** begin MATERIAL **
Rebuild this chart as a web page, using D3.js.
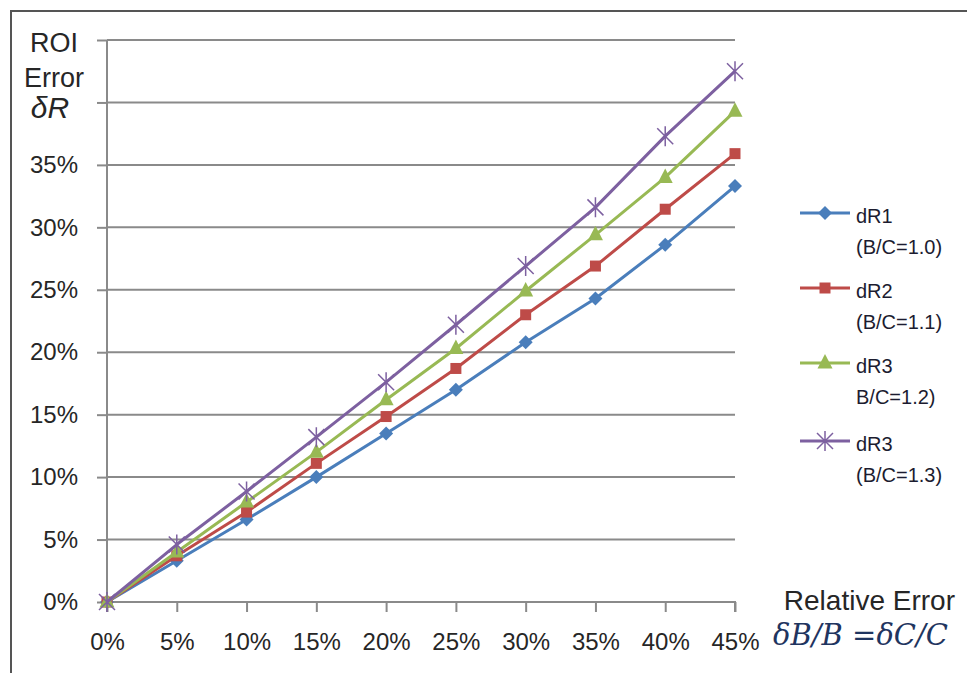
<!DOCTYPE html>
<html>
<head>
<meta charset="utf-8">
<script src="https://cdn.jsdelivr.net/npm/d3@7"></script>
<style>
  html, body { margin: 0; padding: 0; background: #fff; }
  svg { display: block; }
</style>
</head>
<body>
<svg id="chart" width="967" height="673"></svg>
<script>
// ---- data (percent) ----
const xValues = [0, 5, 10, 15, 20, 25, 30, 35, 40, 45];
const dR1 = [0, 3.3, 6.6, 10.0, 13.5, 17.0, 20.8, 24.3, 28.6, 33.3];
const dR2 = [0, 3.7, 7.2, 11.1, 14.85, 18.7, 23.0, 26.9, 31.45, 35.9];
const dR3 = [0, 4.0, 8.0, 12.0, 16.2, 20.3, 24.9, 29.4, 34.0, 39.3];
const dR4 = [0, 4.6, 8.85, 13.2, 17.6, 22.2, 26.9, 31.6, 37.3, 42.5];
const seriesNames = ["dR1", "dR2", "dR3", "dR3"];
const seriesSubs = ["(B/C=1.0)", "(B/C=1.1)", "B/C=1.2)", "(B/C=1.3)"];
const seriesColors = ["#4a7ebb", "#be4b48", "#98b954", "#7d60a0"];
const xTickLabels = ["0%", "5%", "10%", "15%", "20%", "25%", "30%", "35%", "40%", "45%"];
const yTickValues = [0, 5, 10, 15, 20, 25, 30, 35, 40, 45];
const yTickLabels = ["0%", "5%", "10%", "15%", "20%", "25%", "30%", "35%", "", ""];

const series = [dR1, dR2, dR3, dR4];

const svg = d3.select("#chart");

// frame
svg.append("path")
  .attr("d", "M11,673 L11,11 L967,11")
  .attr("fill", "none").attr("stroke", "#555").attr("stroke-width", 2);

const x = d3.scaleLinear().domain([0, 45]).range([107, 735]);
const y = d3.scaleLinear().domain([0, 45]).range([602, 40]);

const gridColor = "#8a8a8a";
const textColor = "#262626";

// gridlines
svg.append("g").selectAll("line").data(yTickValues).join("line")
  .attr("x1", x(0)).attr("x2", x(45))
  .attr("y1", d => y(d)).attr("y2", d => y(d))
  .attr("stroke", gridColor).attr("stroke-width", 2);

// y axis
const yAxis = svg.append("g").attr("transform", `translate(${x(0)},0)`)
  .call(d3.axisLeft(y).tickValues(yTickValues).tickSize(10).tickSizeOuter(0).tickPadding(19)
    .tickFormat((d, i) => yTickLabels[i]));
// x axis
const xAxis = svg.append("g").attr("transform", `translate(0,${y(0)})`)
  .call(d3.axisBottom(x).tickValues(xValues).tickSize(10).tickSizeOuter(0).tickPadding(21)
    .tickFormat((d, i) => xTickLabels[i]));

[yAxis, xAxis].forEach(g => {
  g.select(".domain").attr("stroke", gridColor).attr("stroke-width", 2);
  g.selectAll(".tick line").attr("stroke", gridColor).attr("stroke-width", 2);
  g.selectAll(".tick text").attr("fill", textColor)
    .style("font-family", "'Liberation Sans', Arial, sans-serif").style("font-size", "24px");
});
xAxis.select(".domain").attr("d", `M${x(0)},0H${x(45)}V10`);
yAxis.select(".domain").attr("d", `M0,${y(45)}V${y(0) + 10}`);

// marker shapes
const markerPaths = [
  "M0,-7L7,0L0,7L-7,0Z",
  "M-5.5,-5.5H5.5V5.5H-5.5Z",
  "M0,-9L7.5,5.5L-7.5,5.5Z",
  "M-8,-8L8,8M-8,8L8,-8M0,-10V10"
];

const line = d3.line().x((d, i) => x(xValues[i])).y(d => y(d));

series.forEach((vals, si) => {
  const col = seriesColors[si];
  svg.append("path").datum(vals)
    .attr("d", line).attr("fill", "none")
    .attr("stroke", col).attr("stroke-width", 3).attr("stroke-linejoin", "round");
  const g = svg.append("g");
  g.selectAll("path").data(vals).join("path")
    .attr("transform", (d, i) => `translate(${x(xValues[i])},${y(d)})`)
    .attr("d", markerPaths[si])
    .attr("fill", si === 3 ? "none" : col)
    .attr("stroke", col)
    .attr("stroke-width", si === 3 ? 1.5 : 0);
});

// y axis title
const yt = svg.append("g").attr("fill", textColor)
  .style("font-family", "'Liberation Sans', Arial, sans-serif").attr("text-anchor", "middle");
yt.append("text").attr("x", 54).attr("y", 52).style("font-size", "27px").text("ROI");
yt.append("text").attr("x", 54).attr("y", 87).style("font-size", "27px").text("Error");
yt.append("text").attr("x", 50).attr("y", 118).style("font-size", "30px").style("font-style", "italic").text("δR");

// x axis title
svg.append("text").attr("x", 955).attr("y", 610).attr("text-anchor", "end")
  .attr("fill", textColor)
  .style("font-family", "'Liberation Sans', Arial, sans-serif").style("font-size", "28px")
  .text("Relative Error");
svg.append("text").attr("x", 948).attr("y", 645).attr("text-anchor", "end")
  .attr("fill", "#1f3560")
  .style("font-family", "'DejaVu Serif', 'Liberation Serif', serif").style("font-size", "29px")
  .style("font-style", "italic")
  .text("δB/B =δC/C");

// legend
const legend = svg.append("g");
const legY = [213, 288, 363, 441];
series.forEach((vals, si) => {
  const col = seriesColors[si];
  const ly = legY[si];
  legend.append("line").attr("x1", 800).attr("x2", 850).attr("y1", ly).attr("y2", ly)
    .attr("stroke", col).attr("stroke-width", 3);
  legend.append("path").attr("transform", `translate(825,${ly})`)
    .attr("d", markerPaths[si])
    .attr("fill", si === 3 ? "none" : col).attr("stroke", col)
    .attr("stroke-width", si === 3 ? 1.5 : 0);
  legend.append("text").attr("x", 856).attr("y", ly + 10)
    .attr("fill", "#1c1c30")
    .style("font-family", "'Liberation Sans', Arial, sans-serif").style("font-size", "20px")
    .text(seriesNames[si]);
  legend.append("text").attr("x", 856).attr("y", ly + 41)
    .attr("fill", "#1c1c30")
    .style("font-family", "'Liberation Sans', Arial, sans-serif").style("font-size", "20px")
    .text(seriesSubs[si]);
});
</script>
</body>
</html>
** end MATERIAL **
- _AIM_: Repeat the full listing above exactly, with no pictures in the copy.

- _WRITTEN REPLY_:
Rebuild this chart as a web page, using D3.js.
<!DOCTYPE html>
<html>
<head>
<meta charset="utf-8">
<script src="https://cdn.jsdelivr.net/npm/d3@7"></script>
<style>
  html, body { margin: 0; padding: 0; background: #fff; }
  svg { display: block; }
</style>
</head>
<body>
<svg id="chart" width="967" height="673"></svg>
<script>
// ---- data (percent) ----
const xValues = [0, 5, 10, 15, 20, 25, 30, 35, 40, 45];
const dR1 = [0, 3.3, 6.6, 10.0, 13.5, 17.0, 20.8, 24.3, 28.6, 33.3];
const dR2 = [0, 3.7, 7.2, 11.1, 14.85, 18.7, 23.0, 26.9, 31.45, 35.9];
const dR3 = [0, 4.0, 8.0, 12.0, 16.2, 20.3, 24.9, 29.4, 34.0, 39.3];
const dR4 = [0, 4.6, 8.85, 13.2, 17.6, 22.2, 26.9, 31.6, 37.3, 42.5];
const seriesNames = ["dR1", "dR2", "dR3", "dR3"];
const seriesSubs = ["(B/C=1.0)", "(B/C=1.1)", "B/C=1.2)", "(B/C=1.3)"];
const seriesColors = ["#4a7ebb", "#be4b48", "#98b954", "#7d60a0"];
const xTickLabels = ["0%", "5%", "10%", "15%", "20%", "25%", "30%", "35%", "40%", "45%"];
const yTickValues = [0, 5, 10, 15, 20, 25, 30, 35, 40, 45];
const yTickLabels = ["0%", "5%", "10%", "15%", "20%", "25%", "30%", "35%", "", ""];

const series = [dR1, dR2, dR3, dR4];

const svg = d3.select("#chart");

// frame
svg.append("path")
  .attr("d", "M11,673 L11,11 L967,11")
  .attr("fill", "none").attr("stroke", "#555").attr("stroke-width", 2);

const x = d3.scaleLinear().domain([0, 45]).range([107, 735]);
const y = d3.scaleLinear().domain([0, 45]).range([602, 40]);

const gridColor = "#8a8a8a";
const textColor = "#262626";

// gridlines
svg.append("g").selectAll("line").data(yTickValues).join("line")
  .attr("x1", x(0)).attr("x2", x(45))
  .attr("y1", d => y(d)).attr("y2", d => y(d))
  .attr("stroke", gridColor).attr("stroke-width", 2);

// y axis
const yAxis = svg.append("g").attr("transform", `translate(${x(0)},0)`)
  .call(d3.axisLeft(y).tickValues(yTickValues).tickSize(10).tickSizeOuter(0).tickPadding(19)
    .tickFormat((d, i) => yTickLabels[i]));
// x axis
const xAxis = svg.append("g").attr("transform", `translate(0,${y(0)})`)
  .call(d3.axisBottom(x).tickValues(xValues).tickSize(10).tickSizeOuter(0).tickPadding(21)
    .tickFormat((d, i) => xTickLabels[i]));

[yAxis, xAxis].forEach(g => {
  g.select(".domain").attr("stroke", gridColor).attr("stroke-width", 2);
  g.selectAll(".tick line").attr("stroke", gridColor).attr("stroke-width", 2);
  g.selectAll(".tick text").attr("fill", textColor)
    .style("font-family", "'Liberation Sans', Arial, sans-serif").style("font-size", "24px");
});
xAxis.select(".domain").attr("d", `M${x(0)},0H${x(45)}V10`);
yAxis.select(".domain").attr("d", `M0,${y(45)}V${y(0) + 10}`);

// marker shapes
const markerPaths = [
  "M0,-7L7,0L0,7L-7,0Z",
  "M-5.5,-5.5H5.5V5.5H-5.5Z",
  "M0,-9L7.5,5.5L-7.5,5.5Z",
  "M-8,-8L8,8M-8,8L8,-8M0,-10V10"
];

const line = d3.line().x((d, i) => x(xValues[i])).y(d => y(d));

series.forEach((vals, si) => {
  const col = seriesColors[si];
  svg.append("path").datum(vals)
    .attr("d", line).attr("fill", "none")
    .attr("stroke", col).attr("stroke-width", 3).attr("stroke-linejoin", "round");
  const g = svg.append("g");
  g.selectAll("path").data(vals).join("path")
    .attr("transform", (d, i) => `translate(${x(xValues[i])},${y(d)})`)
    .attr("d", markerPaths[si])
    .attr("fill", si === 3 ? "none" : col)
    .attr("stroke", col)
    .attr("stroke-width", si === 3 ? 1.5 : 0);
});

// y axis title
const yt = svg.append("g").attr("fill", textColor)
  .style("font-family", "'Liberation Sans', Arial, sans-serif").attr("text-anchor", "middle");
yt.append("text").attr("x", 54).attr("y", 52).style("font-size", "27px").text("ROI");
yt.append("text").attr("x", 54).attr("y", 87).style("font-size", "27px").text("Error");
yt.append("text").attr("x", 50).attr("y", 118).style("font-size", "30px").style("font-style", "italic").text("δR");

// x axis title
svg.append("text").attr("x", 955).attr("y", 610).attr("text-anchor", "end")
  .attr("fill", textColor)
  .style("font-family", "'Liberation Sans', Arial, sans-serif").style("font-size", "28px")
  .text("Relative Error");
svg.append("text").attr("x", 948).attr("y", 645).attr("text-anchor", "end")
  .attr("fill", "#1f3560")
  .style("font-family", "'DejaVu Serif', 'Liberation Serif', serif").style("font-size", "29px")
  .style("font-style", "italic")
  .text("δB/B =δC/C");

// legend
const legend = svg.append("g");
const legY = [213, 288, 363, 441];
series.forEach((vals, si) => {
  const col = seriesColors[si];
  const ly = legY[si];
  legend.append("line").attr("x1", 800).attr("x2", 850).attr("y1", ly).attr("y2", ly)
    .attr("stroke", col).attr("stroke-width", 3);
  legend.append("path").attr("transform", `translate(825,${ly})`)
    .attr("d", markerPaths[si])
    .attr("fill", si === 3 ? "none" : col).attr("stroke", col)
    .attr("stroke-width", si === 3 ? 1.5 : 0);
  legend.append("text").attr("x", 856).attr("y", ly + 10)
    .attr("fill", "#1c1c30")
    .style("font-family", "'Liberation Sans', Arial, sans-serif").style("font-size", "20px")
    .text(seriesNames[si]);
  legend.append("text").attr("x", 856).attr("y", ly + 41)
    .attr("fill", "#1c1c30")
    .style("font-family", "'Liberation Sans', Arial, sans-serif").style("font-size", "20px")
    .text(seriesSubs[si]);
});
</script>
</body>
</html>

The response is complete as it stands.